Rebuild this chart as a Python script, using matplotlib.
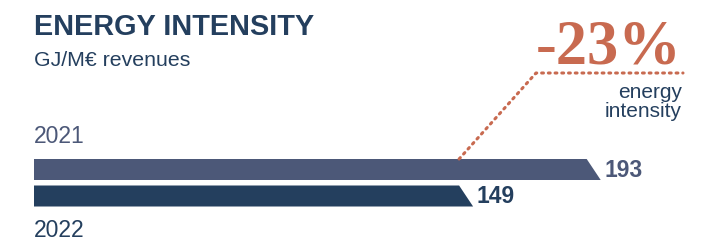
import matplotlib
matplotlib.use("Agg")
import matplotlib.pyplot as plt
from matplotlib.patches import Polygon

# ---- data ----
years = ["2021", "2022"]
values = [193, 149]
change_label = "-23%"
title = "ENERGY INTENSITY"
subtitle = "GJ/M€ revenues"
change_caption = "energy\nintensity"

# ---- style ----
W, H = 709, 242
DPI = 100
bar_colors = ["#4c5878", "#243f5e"]
label_colors = ["#4c5878", "#243f5e"]
navy = "#243f5e"
accent = "#c86a50"

plt.rcParams["font.family"] = ["Liberation Sans", "DejaVu Sans"]

fig = plt.figure(figsize=(W / DPI, H / DPI), dpi=DPI)
fig.patch.set_facecolor("white")

# axes: x=0 at pixel 34
x0_px, px_per_unit = 34, 2.9
ax_w_units = (W - x0_px) / px_per_unit
ax = fig.add_axes([x0_px / W, 0, 1 - x0_px / W, 1])
ax.set_xlim(0, ax_w_units)
row_px = 26.5
first_center_px = 169.5
top_val = -first_center_px / row_px
ax.set_ylim(top_val + H / row_px, top_val)
ax.axis("off")

def px2data(px, py):
    return ((px - x0_px) / px_per_unit, top_val + py / row_px)

bar_h = 21 / row_px
slant = 14 / px_per_unit
for i, (v, c) in enumerate(zip(values, bar_colors)):
    yt, yb = i - bar_h / 2, i + bar_h / 2
    poly = Polygon([(0, yt), (v - slant / 2, yt), (v + slant / 2, yb), (0, yb)],
                   closed=True, facecolor=c, edgecolor="none")
    ax.add_patch(poly)
    ax.text(v + slant / 2 + 1.3, i + 0.03, str(v), ha="left", va="center",
            fontsize=16.5, fontweight="bold", color=label_colors[i])

# year labels
ax.text(0, 0 - bar_h / 2 - 0.42, years[0], ha="left", va="bottom",
        fontsize=16.5, color=label_colors[0])
ax.text(0, 1 + bar_h / 2 + 0.48, years[1], ha="left", va="top",
        fontsize=16.5, color=label_colors[1])

# dotted connector
start = (values[1] - slant / 2, 0 - bar_h / 2)
knee = px2data(536, 73)
end = px2data(683, 73)
ax.plot([start[0], knee[0], end[0]], [start[1], knee[1], end[1]],
        linestyle=(0, (0.6, 1.6)), color=accent, linewidth=2.2,
        dash_capstyle="round", solid_capstyle="round")

# titles
fig.text(34 / W, 1 - 13 / H, title, ha="left", va="top", fontsize=20.8,
         fontweight="bold", color=navy)
fig.text(34 / W, 1 - 51 / H, subtitle, ha="left", va="top", fontsize=15.3,
         color=navy)

# change label
fig.text(682 / W, 1 - 63 / H, change_label, ha="right", va="baseline",
         fontsize=45, fontweight="bold", color=accent, family="Liberation Serif")
fig.text(682 / W, 1 - 83 / H, change_caption, ha="right", va="top",
         fontsize=15, color=navy, linespacing=1.0)

fig.savefig("out.png", dpi=DPI, facecolor="white")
══════════
JOB:
Except for the pictures, print the data above exactly.

SOLUTION:
Rebuild this chart as a Python script, using matplotlib.
import matplotlib
matplotlib.use("Agg")
import matplotlib.pyplot as plt
from matplotlib.patches import Polygon

# ---- data ----
years = ["2021", "2022"]
values = [193, 149]
change_label = "-23%"
title = "ENERGY INTENSITY"
subtitle = "GJ/M€ revenues"
change_caption = "energy\nintensity"

# ---- style ----
W, H = 709, 242
DPI = 100
bar_colors = ["#4c5878", "#243f5e"]
label_colors = ["#4c5878", "#243f5e"]
navy = "#243f5e"
accent = "#c86a50"

plt.rcParams["font.family"] = ["Liberation Sans", "DejaVu Sans"]

fig = plt.figure(figsize=(W / DPI, H / DPI), dpi=DPI)
fig.patch.set_facecolor("white")

# axes: x=0 at pixel 34
x0_px, px_per_unit = 34, 2.9
ax_w_units = (W - x0_px) / px_per_unit
ax = fig.add_axes([x0_px / W, 0, 1 - x0_px / W, 1])
ax.set_xlim(0, ax_w_units)
row_px = 26.5
first_center_px = 169.5
top_val = -first_center_px / row_px
ax.set_ylim(top_val + H / row_px, top_val)
ax.axis("off")

def px2data(px, py):
    return ((px - x0_px) / px_per_unit, top_val + py / row_px)

bar_h = 21 / row_px
slant = 14 / px_per_unit
for i, (v, c) in enumerate(zip(values, bar_colors)):
    yt, yb = i - bar_h / 2, i + bar_h / 2
    poly = Polygon([(0, yt), (v - slant / 2, yt), (v + slant / 2, yb), (0, yb)],
                   closed=True, facecolor=c, edgecolor="none")
    ax.add_patch(poly)
    ax.text(v + slant / 2 + 1.3, i + 0.03, str(v), ha="left", va="center",
            fontsize=16.5, fontweight="bold", color=label_colors[i])

# year labels
ax.text(0, 0 - bar_h / 2 - 0.42, years[0], ha="left", va="bottom",
        fontsize=16.5, color=label_colors[0])
ax.text(0, 1 + bar_h / 2 + 0.48, years[1], ha="left", va="top",
        fontsize=16.5, color=label_colors[1])

# dotted connector
start = (values[1] - slant / 2, 0 - bar_h / 2)
knee = px2data(536, 73)
end = px2data(683, 73)
ax.plot([start[0], knee[0], end[0]], [start[1], knee[1], end[1]],
        linestyle=(0, (0.6, 1.6)), color=accent, linewidth=2.2,
        dash_capstyle="round", solid_capstyle="round")

# titles
fig.text(34 / W, 1 - 13 / H, title, ha="left", va="top", fontsize=20.8,
         fontweight="bold", color=navy)
fig.text(34 / W, 1 - 51 / H, subtitle, ha="left", va="top", fontsize=15.3,
         color=navy)

# change label
fig.text(682 / W, 1 - 63 / H, change_label, ha="right", va="baseline",
         fontsize=45, fontweight="bold", color=accent, family="Liberation Serif")
fig.text(682 / W, 1 - 83 / H, change_caption, ha="right", va="top",
         fontsize=15, color=navy, linespacing=1.0)

fig.savefig("out.png", dpi=DPI, facecolor="white")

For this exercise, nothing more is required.